Having heard the complaint in the opening stages of the race, the Williams team made it clear to Massa that Bottas was running faster than he was and should allow him through. Felipe had quickly caught up to Jenson Button, but was unable to pass him before being caught himself by Bottas. Believing that Bottas had more chance to pass the McLaren, they cruelly gave Massa the same coded message from that German Grand Prix in 2010. Team orders being allowed now, they could have given the signal in any way they liked so it seemed like an unnecessary move to use the same "Felipe, X is faster than you" phrase. I was glad to see that this time he didn't listen to the call and instead continued to press Button to the end of the race, which was hindered by partial focus on his defence of the position from Bottas. Massa said after the race that if Bottas couldn't pass him then he wouldn't have been able to pass Button either, and the team later stated it would have reversed the positions before the chequered flag had that been the case. This one could go on, even if the team have stated the row is over...
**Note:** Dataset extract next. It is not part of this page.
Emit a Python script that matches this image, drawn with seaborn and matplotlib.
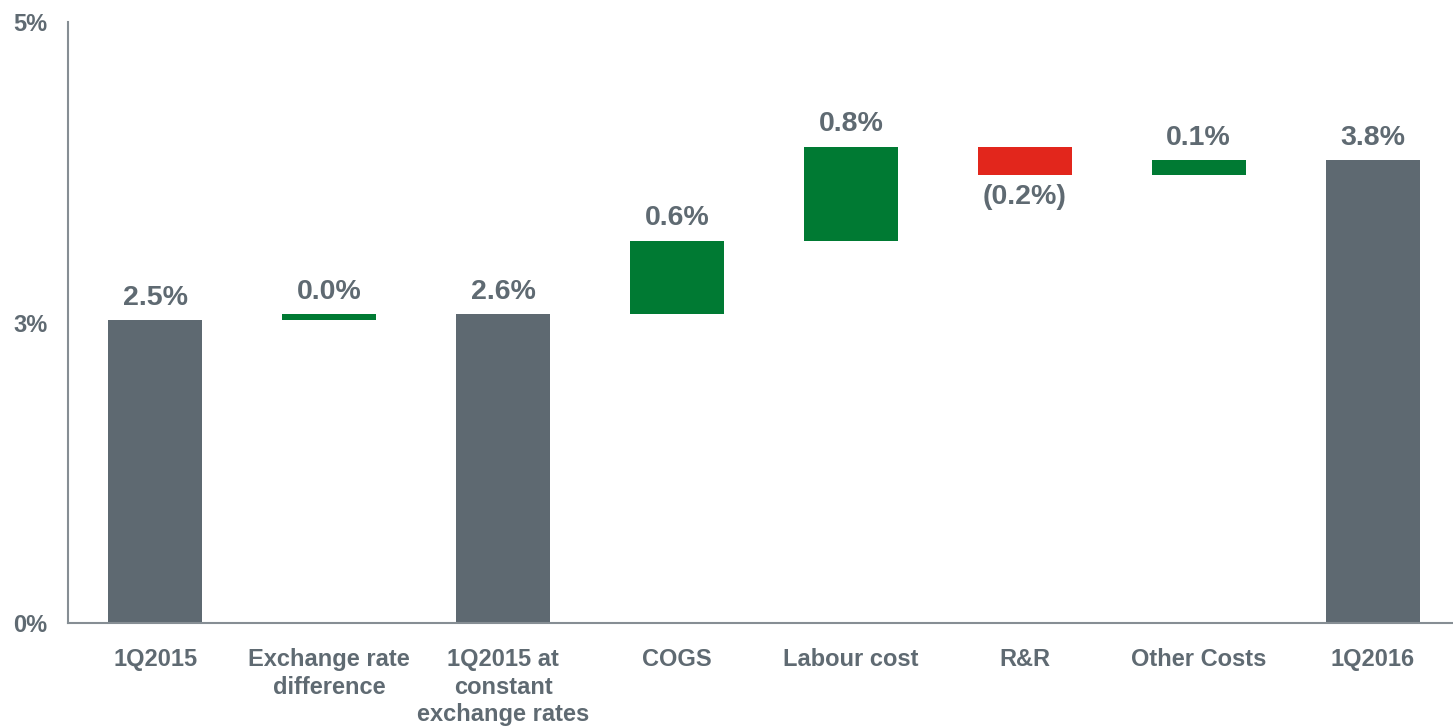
import matplotlib
matplotlib.use("Agg")
import matplotlib.pyplot as plt
import numpy as np
import pandas as pd
import seaborn as sns

# categories and values (percentage points)
categories = ["1Q2015", "Exchange rate\ndifference", "1Q2015 at\nconstant\nexchange rates",
              "COGS", "Labour cost", "R&R", "Other Costs", "1Q2016"]
values = [2.52, 0.05, 2.57, 0.61, 0.78, -0.23, 0.12, 3.85]
is_total = [True, False, True, False, False, False, False, True]
value_labels = ["2.5%", "0.0%", "2.6%", "0.6%", "0.8%", "(0.2%)", "0.1%", "3.8%"]
ytick_vals = [0, 2.5, 5]
ytick_labels = ["0%", "3%", "5%"]

GREY = "#5e6971"
GREEN = "#007a33"
RED = "#e2261c"
TEXT = "#5f6a72"
AXIS = "#868e94"

# waterfall bottoms
bottoms = []
running = 0.0
for v, tot in zip(values, is_total):
    if tot:
        bottoms.append(0.0)
        running = v
    else:
        bottoms.append(running)
        running += v

df = pd.DataFrame({"category": categories, "value": values, "bottom": bottoms})

sns.set_style("white")
plt.rcParams["font.family"] = ["Liberation Sans", "DejaVu Sans"]
plt.rcParams["font.weight"] = "bold"

fig = plt.figure(figsize=(14.53, 7.28), dpi=100)
ax = fig.add_axes([0.0471, 0.1436, 0.9574, 0.8262])

sns.barplot(data=df, x="category", y="value", bottom=df["bottom"].values,
            width=0.54, color=GREY, ax=ax, errorbar=None, linewidth=0)

for bar, v, tot in zip(ax.patches, values, is_total):
    if tot:
        c = GREY
    elif v >= 0:
        c = GREEN
    else:
        c = RED
    bar.set_facecolor(c)
    bar.set_edgecolor(c)

# value labels
for i, (v, b, lab) in enumerate(zip(values, bottoms, value_labels)):
    if v >= 0:
        ax.annotate(lab, (i, b + v), xytext=(0, 7), textcoords="offset points",
                    ha="center", va="bottom", fontsize=20.5, fontweight="bold", color=TEXT)
    else:
        ax.annotate(lab, (i, b + v), xytext=(0, -7), textcoords="offset points",
                    ha="center", va="top", fontsize=20.5, fontweight="bold", color=TEXT)

ax.set_xlim(-0.5, 7.5)
ax.set_ylim(0, 5)
ax.set_yticks(ytick_vals)
ax.set_yticklabels(ytick_labels)
ax.set_xlabel("")
ax.set_ylabel("")
ax.tick_params(axis="x", length=0, pad=18, labelsize=17, labelcolor=TEXT)
ax.tick_params(axis="y", length=0, pad=15, labelsize=17, labelcolor=TEXT)
for lab in ax.get_xticklabels():
    lab.set_fontweight("bold")
    lab.set_linespacing(1.25)
for lab in ax.get_yticklabels():
    lab.set_fontweight("bold")

sns.despine(ax=ax)
ax.spines["left"].set_color(AXIS)
ax.spines["bottom"].set_color(AXIS)
ax.spines["left"].set_linewidth(1.5)
ax.spines["bottom"].set_linewidth(1.5)

fig.savefig("out.png", dpi=100)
Choosing the same coded message used in the 2010 German GP was a hurtful freshening of the lost victory for Massa.

With the next race in Bahrain this weekend, there is very little time between Grand Prix for updates. The drier hotter temperatures expected in the Bahrain desert could play havoc with those Renault engines though, especially with the mileage creeping up on them. It will be intriguing to see how many last the distance, and what cooling measures the teams choose to ensure their cars reach the finish. Hopefully Lotus can make some further improvements having finally completed a race distance, and after claiming that catching the McLaren's is their focus. Will Red Bull find the couple of tenths required to challenge the Mercedes domination? Can Raikkonen challenge the pace of Alonso? Will Massa and Bottas face team order headaches again? It's a great feeling knowing that we have less than 1 week to find out answers to all of the above and more.

Will the happy faces remain between the 2 early championship favourites?